Selon Nicolas Poirier, responsable juridique d'Overblog et d'Ebuzzing, Pierre Sautarel "ne peut plus se contenter de nier puisque que son IP a été rattachée aux activités du site. C'est désormais à lui de prouver que ce responsable légal basé en Inde existe réellement."
Interrogé par les Inrocks, Maître Bruno Anatrella (BAGS Avocats), spécialiste des questions liées au droit de l’internet, précise que la loi dite Hadopi prévoit un régime de responsabilité allégée pour le directeur de la publication d’un site ou d'un blog.
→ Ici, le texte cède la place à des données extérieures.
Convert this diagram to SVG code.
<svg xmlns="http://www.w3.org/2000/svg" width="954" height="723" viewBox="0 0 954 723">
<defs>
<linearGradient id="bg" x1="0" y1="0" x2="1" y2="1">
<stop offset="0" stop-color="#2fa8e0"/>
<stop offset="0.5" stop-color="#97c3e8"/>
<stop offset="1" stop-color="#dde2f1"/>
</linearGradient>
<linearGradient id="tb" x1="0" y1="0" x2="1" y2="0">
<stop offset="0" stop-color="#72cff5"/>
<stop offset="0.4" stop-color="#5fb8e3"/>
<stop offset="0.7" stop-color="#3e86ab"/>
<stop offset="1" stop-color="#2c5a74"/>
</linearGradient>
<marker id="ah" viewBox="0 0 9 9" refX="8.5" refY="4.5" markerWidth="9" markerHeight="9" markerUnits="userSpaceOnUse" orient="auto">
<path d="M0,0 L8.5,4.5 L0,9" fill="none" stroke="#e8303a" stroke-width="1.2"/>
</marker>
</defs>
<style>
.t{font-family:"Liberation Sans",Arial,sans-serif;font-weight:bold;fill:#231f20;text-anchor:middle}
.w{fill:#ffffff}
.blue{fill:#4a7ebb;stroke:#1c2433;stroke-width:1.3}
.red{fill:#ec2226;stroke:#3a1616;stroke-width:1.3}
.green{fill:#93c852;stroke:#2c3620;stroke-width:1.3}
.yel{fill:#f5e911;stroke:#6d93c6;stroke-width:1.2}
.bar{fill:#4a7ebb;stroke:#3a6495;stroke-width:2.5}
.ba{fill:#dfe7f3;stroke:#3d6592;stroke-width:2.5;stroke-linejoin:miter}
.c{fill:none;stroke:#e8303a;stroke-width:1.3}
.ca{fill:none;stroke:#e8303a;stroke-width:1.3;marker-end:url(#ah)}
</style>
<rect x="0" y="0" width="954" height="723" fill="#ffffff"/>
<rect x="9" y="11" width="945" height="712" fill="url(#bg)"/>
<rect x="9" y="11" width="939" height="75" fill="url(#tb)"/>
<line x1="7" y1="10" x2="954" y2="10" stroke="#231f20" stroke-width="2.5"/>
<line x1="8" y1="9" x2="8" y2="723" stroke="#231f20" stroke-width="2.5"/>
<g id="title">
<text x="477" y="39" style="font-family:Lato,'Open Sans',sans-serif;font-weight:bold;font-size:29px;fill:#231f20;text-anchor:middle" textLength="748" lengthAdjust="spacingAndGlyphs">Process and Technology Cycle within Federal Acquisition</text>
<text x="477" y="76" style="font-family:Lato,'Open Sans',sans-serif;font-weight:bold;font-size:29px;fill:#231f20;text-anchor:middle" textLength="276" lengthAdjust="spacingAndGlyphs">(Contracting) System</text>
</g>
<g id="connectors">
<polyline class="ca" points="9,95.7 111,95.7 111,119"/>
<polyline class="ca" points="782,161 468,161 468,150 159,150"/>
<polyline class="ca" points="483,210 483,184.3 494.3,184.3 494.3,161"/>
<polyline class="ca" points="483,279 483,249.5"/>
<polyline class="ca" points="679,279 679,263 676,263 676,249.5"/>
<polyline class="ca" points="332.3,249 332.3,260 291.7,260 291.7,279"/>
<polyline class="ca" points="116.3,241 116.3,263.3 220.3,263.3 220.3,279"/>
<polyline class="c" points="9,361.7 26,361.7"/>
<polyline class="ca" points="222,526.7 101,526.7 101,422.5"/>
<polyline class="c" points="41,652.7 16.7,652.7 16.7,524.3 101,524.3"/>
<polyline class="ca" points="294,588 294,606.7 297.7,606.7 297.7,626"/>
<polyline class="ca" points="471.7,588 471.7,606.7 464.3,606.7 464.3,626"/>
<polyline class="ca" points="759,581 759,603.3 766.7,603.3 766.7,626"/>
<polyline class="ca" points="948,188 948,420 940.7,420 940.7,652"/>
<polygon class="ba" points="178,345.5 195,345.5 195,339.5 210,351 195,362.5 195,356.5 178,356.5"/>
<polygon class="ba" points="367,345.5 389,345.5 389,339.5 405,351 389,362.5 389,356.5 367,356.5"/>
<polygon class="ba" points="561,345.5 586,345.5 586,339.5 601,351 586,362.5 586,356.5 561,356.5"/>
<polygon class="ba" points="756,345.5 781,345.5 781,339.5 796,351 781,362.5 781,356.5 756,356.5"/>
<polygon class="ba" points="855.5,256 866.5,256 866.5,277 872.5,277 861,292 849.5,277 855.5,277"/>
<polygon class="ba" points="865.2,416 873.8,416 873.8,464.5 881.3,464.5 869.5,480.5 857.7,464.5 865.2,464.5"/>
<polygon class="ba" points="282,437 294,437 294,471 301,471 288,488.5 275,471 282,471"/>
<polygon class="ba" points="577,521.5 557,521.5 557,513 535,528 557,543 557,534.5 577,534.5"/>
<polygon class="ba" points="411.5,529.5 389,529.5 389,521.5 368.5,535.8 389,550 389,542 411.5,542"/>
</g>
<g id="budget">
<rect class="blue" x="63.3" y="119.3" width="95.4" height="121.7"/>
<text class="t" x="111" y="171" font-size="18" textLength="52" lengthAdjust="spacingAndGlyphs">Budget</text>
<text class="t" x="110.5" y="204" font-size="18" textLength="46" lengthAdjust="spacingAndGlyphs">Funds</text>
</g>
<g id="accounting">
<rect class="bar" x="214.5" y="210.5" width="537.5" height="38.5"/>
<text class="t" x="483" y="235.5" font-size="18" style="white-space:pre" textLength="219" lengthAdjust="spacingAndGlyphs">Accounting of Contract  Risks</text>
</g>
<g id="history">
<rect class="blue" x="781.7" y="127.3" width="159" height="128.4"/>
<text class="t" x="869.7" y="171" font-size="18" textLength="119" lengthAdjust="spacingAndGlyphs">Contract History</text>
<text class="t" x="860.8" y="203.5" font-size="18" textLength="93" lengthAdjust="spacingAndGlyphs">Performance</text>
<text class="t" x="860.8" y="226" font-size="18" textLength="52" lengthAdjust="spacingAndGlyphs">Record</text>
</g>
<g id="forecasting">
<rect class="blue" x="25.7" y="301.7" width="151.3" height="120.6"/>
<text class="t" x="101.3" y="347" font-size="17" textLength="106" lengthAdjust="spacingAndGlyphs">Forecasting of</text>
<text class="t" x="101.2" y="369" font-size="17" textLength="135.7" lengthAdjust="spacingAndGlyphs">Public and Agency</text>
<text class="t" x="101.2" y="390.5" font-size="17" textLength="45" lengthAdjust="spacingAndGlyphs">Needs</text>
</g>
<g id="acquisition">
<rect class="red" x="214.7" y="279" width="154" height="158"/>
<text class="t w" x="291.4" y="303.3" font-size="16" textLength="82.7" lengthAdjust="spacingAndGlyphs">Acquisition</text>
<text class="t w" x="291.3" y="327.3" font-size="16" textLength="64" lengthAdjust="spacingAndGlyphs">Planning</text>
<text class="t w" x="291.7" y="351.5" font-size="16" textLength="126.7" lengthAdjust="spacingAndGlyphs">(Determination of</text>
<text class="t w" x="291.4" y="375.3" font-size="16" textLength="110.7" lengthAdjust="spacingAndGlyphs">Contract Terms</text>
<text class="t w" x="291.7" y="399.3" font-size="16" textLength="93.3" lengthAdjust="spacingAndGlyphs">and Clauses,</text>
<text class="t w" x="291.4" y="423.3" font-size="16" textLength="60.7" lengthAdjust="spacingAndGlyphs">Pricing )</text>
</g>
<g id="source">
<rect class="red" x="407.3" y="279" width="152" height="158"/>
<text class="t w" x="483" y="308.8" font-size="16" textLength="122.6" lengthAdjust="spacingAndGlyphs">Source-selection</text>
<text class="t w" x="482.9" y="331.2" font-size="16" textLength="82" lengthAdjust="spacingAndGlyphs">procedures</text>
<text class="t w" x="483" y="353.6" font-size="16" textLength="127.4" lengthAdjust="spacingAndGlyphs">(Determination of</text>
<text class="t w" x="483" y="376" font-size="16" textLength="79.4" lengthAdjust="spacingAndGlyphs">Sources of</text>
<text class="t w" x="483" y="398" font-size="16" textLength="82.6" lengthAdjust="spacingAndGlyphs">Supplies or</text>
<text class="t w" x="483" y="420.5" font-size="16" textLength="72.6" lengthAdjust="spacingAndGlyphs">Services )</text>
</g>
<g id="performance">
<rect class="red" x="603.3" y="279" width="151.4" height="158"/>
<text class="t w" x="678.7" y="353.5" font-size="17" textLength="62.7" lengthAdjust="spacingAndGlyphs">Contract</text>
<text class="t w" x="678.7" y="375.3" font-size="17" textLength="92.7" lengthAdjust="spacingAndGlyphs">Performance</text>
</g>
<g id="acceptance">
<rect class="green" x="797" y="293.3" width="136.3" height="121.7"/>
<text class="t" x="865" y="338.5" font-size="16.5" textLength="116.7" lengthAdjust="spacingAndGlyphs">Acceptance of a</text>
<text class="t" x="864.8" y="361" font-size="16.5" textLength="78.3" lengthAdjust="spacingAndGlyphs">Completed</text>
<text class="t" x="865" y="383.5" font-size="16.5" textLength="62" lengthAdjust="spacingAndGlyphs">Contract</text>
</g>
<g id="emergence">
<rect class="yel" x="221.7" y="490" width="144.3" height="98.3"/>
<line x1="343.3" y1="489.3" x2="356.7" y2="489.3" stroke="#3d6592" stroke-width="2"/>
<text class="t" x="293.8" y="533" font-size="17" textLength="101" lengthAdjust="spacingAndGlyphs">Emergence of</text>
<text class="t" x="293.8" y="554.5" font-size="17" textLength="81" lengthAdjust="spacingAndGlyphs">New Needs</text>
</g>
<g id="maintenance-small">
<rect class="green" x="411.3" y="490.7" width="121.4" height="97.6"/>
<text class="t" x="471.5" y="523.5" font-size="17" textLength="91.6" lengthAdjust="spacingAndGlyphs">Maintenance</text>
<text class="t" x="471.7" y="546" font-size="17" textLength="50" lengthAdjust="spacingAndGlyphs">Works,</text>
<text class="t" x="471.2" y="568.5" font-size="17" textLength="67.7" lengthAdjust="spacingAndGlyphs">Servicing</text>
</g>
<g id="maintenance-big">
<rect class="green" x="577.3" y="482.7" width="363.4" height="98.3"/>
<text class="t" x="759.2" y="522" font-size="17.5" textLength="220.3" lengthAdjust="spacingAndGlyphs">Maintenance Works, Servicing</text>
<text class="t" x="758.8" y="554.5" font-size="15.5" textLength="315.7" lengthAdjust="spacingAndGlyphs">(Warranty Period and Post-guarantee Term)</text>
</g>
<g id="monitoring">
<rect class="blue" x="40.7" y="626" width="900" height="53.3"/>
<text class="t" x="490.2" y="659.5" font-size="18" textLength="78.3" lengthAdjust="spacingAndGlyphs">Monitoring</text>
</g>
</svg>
"Lorsque les propos diffamatoires ont été postés par un internaute, le directeur de la publication ne peut voir sa responsabilité pénale engagée, comme auteur principal, que s'il est établi qu'il avait connaissance du message litigieux avant sa mise en ligne ou si, dès le moment où il en a eu connaissance, il n'a pas agi promptement pour le retirer."
Ainsi, poursuit Maître Anatrella, si les investigations démontrent que Pierre Sautarel est le véritable directeur de la publication du site et qu'il n'a pas réagi promptement pour retirer les propos litigieux, il ne pourra pas bénéficier de cette responsabilité allégée et devra se défendre dans le cadre des poursuites en diffamation."
Pierre Sautarel indique que son conseil a formellement réclamé à la justice des investigations sur Tilak Raj. Confiant, le blogueur déclare : "La justice peut l'interroger, il reconnaitra probablement que c'est bien lui qui est derrière Fdesouche."
http://www.lesinrocks.com/actualite/act ... en-examen/
La police politique s'active avant les élections on dirait.